What the exercise asks -
Print exactly the lines below between the line containing "Write the Bokeh code for this chart." and the line containing "-0.32, -0.5, -0.55]", counting both of those lines. Leave pictures out.

[Rows from a dataset]
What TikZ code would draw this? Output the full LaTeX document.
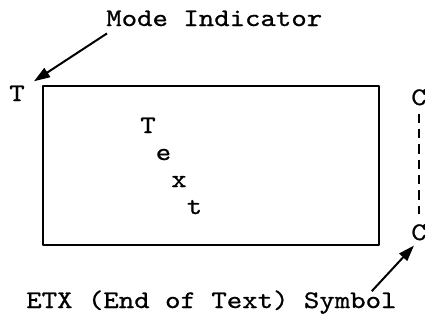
\documentclass[tikz,border=0pt]{standalone}
\usepackage{fontspec}
\newfontfamily\typewriter{lmmono10-regular.otf}[FakeBold=0.8, FakeStretch=1.16]
\usetikzlibrary{arrows.meta}

\begin{document}
\begin{tikzpicture}[
    x=0.75pt, y=-0.75pt,
    line join=round,
    every node/.style={font=\typewriter\fontsize{19}{23}\selectfont, inner sep=0pt},
    pointer/.style={line width=1.5pt, -{Triangle[length=12pt,width=8pt]}},
]
\useasboundingbox (0,0) rectangle (425,325);

% 屏幕边框参数
\def\L{43}   % 左
\def\T{86}   % 上
\def\R{379}  % 右
\def\B{245}  % 下

% ---- 屏幕边框 ----
\draw[line width=1.5pt] (\L,\T) rectangle (\R,\B);

% ---- 阶梯文字 ----
\foreach \ch [count=\i from 0] in {T,e,x,t}
    \node[anchor=base] (txt\i) at ({148+15.5*\i}, {133+27*\i}) {\ch};

% ---- 模式指示 ----
\node[anchor=base] (modeT) at (17,101) {T};
\node[anchor=base west] (mode) at (106,26) {Mode Indicator};
\draw[pointer] ([shift={(1,7)}]mode.south west) -- ([shift={(9,-4)}]modeT.north east);

% ---- ETX 符号 ----
\node[anchor=base] (ctop) at (419,105) {C};
\node[anchor=base] (cbot) at (419,240) {C};
\draw[line width=1.5pt, dash pattern=on 7pt off 4.5pt, shorten <=6pt, shorten >=7.5pt]
    (ctop.south) -- (cbot.north);

\node[anchor=base west] (etx) at (26,308) {ETX (End of Text) Symbol};
\draw[pointer] ([shift={(-25,1)}]etx.north east) -- ([shift={(-5,5)}]cbot.south);

\end{tikzpicture}
\end{document}
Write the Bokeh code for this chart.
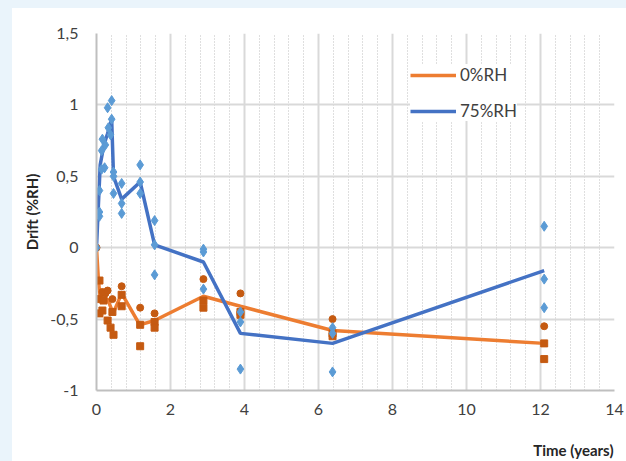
from bokeh.plotting import figure
from bokeh.models import FixedTicker, Range1d, Legend, LegendItem, Title
from bokeh.embed import file_html
from bokeh.resources import INLINE

# Mean lines
mean0_t = [0, 0.05, 0.1, 0.2, 0.3, 0.45, 0.68, 1.17, 1.57, 2.89, 3.89, 6.38, 12.1]
mean0_v = [0, -0.22, -0.36, -0.37, -0.36, -0.46, -0.32, -0.54, -0.51, -0.34, -0.41, -0.58, -0.67]
mean75_t = [0, 0.1, 0.2, 0.3, 0.41, 0.46, 0.68, 1.18, 1.57, 2.89, 3.89, 6.38, 12.1]
mean75_v = [0, 0.58, 0.72, 0.8, 0.9, 0.5, 0.34, 0.46, 0.02, -0.1, -0.6, -0.67, -0.16]

# 75%RH individual points (diamonds)
d75_t = [0, 0.08, 0.08, 0.08, 0.14, 0.14, 0.16, 0.22, 0.24, 0.3, 0.38, 0.32, 0.41, 0.41,
         0.46, 0.46, 0.46, 0.68, 0.68, 0.68, 1.18, 1.18, 1.18, 1.57, 1.57, 1.57,
         2.89, 2.89, 2.89, 3.89, 3.89, 3.89, 6.38, 6.38, 6.38, 12.1, 12.1, 12.1]
d75_v = [0, 0.22, 0.25, 0.40, 0.68, 0.55, 0.76, 0.56, 0.72, 0.98, 0.79, 0.84, 1.03, 0.9,
         0.53, 0.5, 0.38, 0.45, 0.31, 0.24, 0.58, 0.46, 0.38, 0.19, 0.02, -0.19,
         -0.01, -0.03, -0.29, -0.45, -0.52, -0.85, -0.56, -0.6, -0.87, 0.15, -0.22, -0.42]

# 0%RH individual points (circles)
c0_t = [0, 0.16, 0.24, 0.3, 0.43, 0.68, 1.18, 1.57, 2.89, 3.89, 6.38, 12.1]
c0_v = [0, -0.31, -0.32, -0.3, -0.36, -0.27, -0.42, -0.46, -0.22, -0.32, -0.5, -0.55]

# 0%RH individual points (squares)
s0_t = [0.08, 0.08, 0.19, 0.08, 0.16, 0.3, 0.38, 0.46, 0.43, 0.68, 0.68, 1.18, 1.18,
        1.57, 1.57, 2.89, 2.89, 3.89, 3.89, 6.38, 6.38, 12.1, 12.1]
s0_v = [-0.23, -0.36, -0.37, -0.46, -0.44, -0.51, -0.56, -0.61, -0.45, -0.33, -0.41, -0.54, -0.69,
        -0.52, -0.56, -0.37, -0.42, -0.45, -0.47, -0.6, -0.62, -0.67, -0.78]

x_ticks = [0, 2, 4, 6, 8, 10, 12, 14]
x_minor = [round(0.4 * i, 2) for i in range(36) if round(0.4 * i, 2) % 2 != 0]
y_ticks = [-1, -0.5, 0, 0.5, 1, 1.5]
y_labels = ["-1", "-0,5", "0", "0,5", "1", "1,5"]

FONT = "Lato"

p = figure(frame_width=518, frame_height=357, output_backend="svg", toolbar_location=None,
           x_range=Range1d(0, 14), y_range=Range1d(-1, 1.5),
           min_border_left=84, min_border_top=25, min_border_right=12, min_border_bottom=66)
p.background_fill_color = "white"
p.border_fill_color = "white"
p.outline_line_color = None
p.styles = {"border-left": "12px solid #EAF4FB", "border-top": "8px solid #EAF4FB"}

p.xaxis.ticker = FixedTicker(ticks=x_ticks, minor_ticks=x_minor)
p.yaxis.ticker = FixedTicker(ticks=y_ticks)
p.yaxis.major_label_overrides = {t: l for t, l in zip(y_ticks, y_labels)}

for ax in (p.xaxis, p.yaxis):
    ax.axis_line_color = "#BFBFBF"
    ax.axis_line_width = 2
    ax.major_tick_line_color = None
    ax.minor_tick_line_color = None
    ax.major_label_text_font = FONT
    ax.major_label_text_font_size = "16px"
    ax.major_label_text_color = "#404040"

p.yaxis.major_label_standoff = 12
p.xaxis.major_label_standoff = 7
p.yaxis.axis_label = "Drift (%RH)"
p.yaxis.axis_label_text_font = FONT
p.yaxis.axis_label_text_font_style = "bold"
p.yaxis.axis_label_text_font_size = "15px"
p.yaxis.axis_label_text_color = "#262626"
p.yaxis.axis_label_standoff = 6

p.xaxis.axis_label = " "
p.xaxis.axis_label_text_font_size = "10px"
p.xaxis.axis_label_standoff = 2

p.xgrid.grid_line_color = "#D9D9D9"
p.xgrid.grid_line_width = 2
p.xgrid.minor_grid_line_color = "#BFBFBF"
p.xgrid.minor_grid_line_dash = "1 2"
p.xgrid.minor_grid_line_width = 1
p.ygrid.grid_line_color = "#D9D9D9"
p.ygrid.grid_line_width = 2

p.add_layout(Title(text="Time (years)", align="right", text_font=FONT,
                   text_font_style="bold", text_font_size="15px",
                   text_color="#262626", offset=1), "below")

l0 = p.line(mean0_t, mean0_v, line_color="#ED7D31", line_width=3.5)
l75 = p.line(mean75_t, mean75_v, line_color="#4472C4", line_width=3.5)

p.scatter(c0_t, c0_v, marker="circle", size=7, fill_color="#C55A11", line_color="#C55A11")
p.scatter(s0_t, s0_v, marker="square", size=7, fill_color="#C55A11", line_color="#C55A11")
p.scatter(d75_t, d75_v, marker="diamond", size=10, fill_color="#5B9BD5", line_color="#5B9BD5")

legend = Legend(items=[LegendItem(label="0%RH", renderers=[l0]),
                       LegendItem(label="75%RH", renderers=[l75])],
                location=(314, 269), orientation="vertical")
legend.background_fill_color = "white"
legend.background_fill_alpha = 1
legend.border_line_color = None
legend.label_text_font = FONT
legend.label_text_font_size = "17px"
legend.label_text_color = "#404040"
legend.glyph_width = 46
legend.label_standoff = 4
legend.spacing = 15
legend.padding = 8
p.add_layout(legend, "center")

open("out.html", "w").write(file_html(p, INLINE))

Full response -
Write the Bokeh code for this chart.
from bokeh.plotting import figure
from bokeh.models import FixedTicker, Range1d, Legend, LegendItem, Title
from bokeh.embed import file_html
from bokeh.resources import INLINE

# Mean lines
mean0_t = [0, 0.05, 0.1, 0.2, 0.3, 0.45, 0.68, 1.17, 1.57, 2.89, 3.89, 6.38, 12.1]
mean0_v = [0, -0.22, -0.36, -0.37, -0.36, -0.46, -0.32, -0.54, -0.51, -0.34, -0.41, -0.58, -0.67]
mean75_t = [0, 0.1, 0.2, 0.3, 0.41, 0.46, 0.68, 1.18, 1.57, 2.89, 3.89, 6.38, 12.1]
mean75_v = [0, 0.58, 0.72, 0.8, 0.9, 0.5, 0.34, 0.46, 0.02, -0.1, -0.6, -0.67, -0.16]

# 75%RH individual points (diamonds)
d75_t = [0, 0.08, 0.08, 0.08, 0.14, 0.14, 0.16, 0.22, 0.24, 0.3, 0.38, 0.32, 0.41, 0.41,
         0.46, 0.46, 0.46, 0.68, 0.68, 0.68, 1.18, 1.18, 1.18, 1.57, 1.57, 1.57,
         2.89, 2.89, 2.89, 3.89, 3.89, 3.89, 6.38, 6.38, 6.38, 12.1, 12.1, 12.1]
d75_v = [0, 0.22, 0.25, 0.40, 0.68, 0.55, 0.76, 0.56, 0.72, 0.98, 0.79, 0.84, 1.03, 0.9,
         0.53, 0.5, 0.38, 0.45, 0.31, 0.24, 0.58, 0.46, 0.38, 0.19, 0.02, -0.19,
         -0.01, -0.03, -0.29, -0.45, -0.52, -0.85, -0.56, -0.6, -0.87, 0.15, -0.22, -0.42]

# 0%RH individual points (circles)
c0_t = [0, 0.16, 0.24, 0.3, 0.43, 0.68, 1.18, 1.57, 2.89, 3.89, 6.38, 12.1]
c0_v = [0, -0.31, -0.32, -0.3, -0.36, -0.27, -0.42, -0.46, -0.22, -0.32, -0.5, -0.55]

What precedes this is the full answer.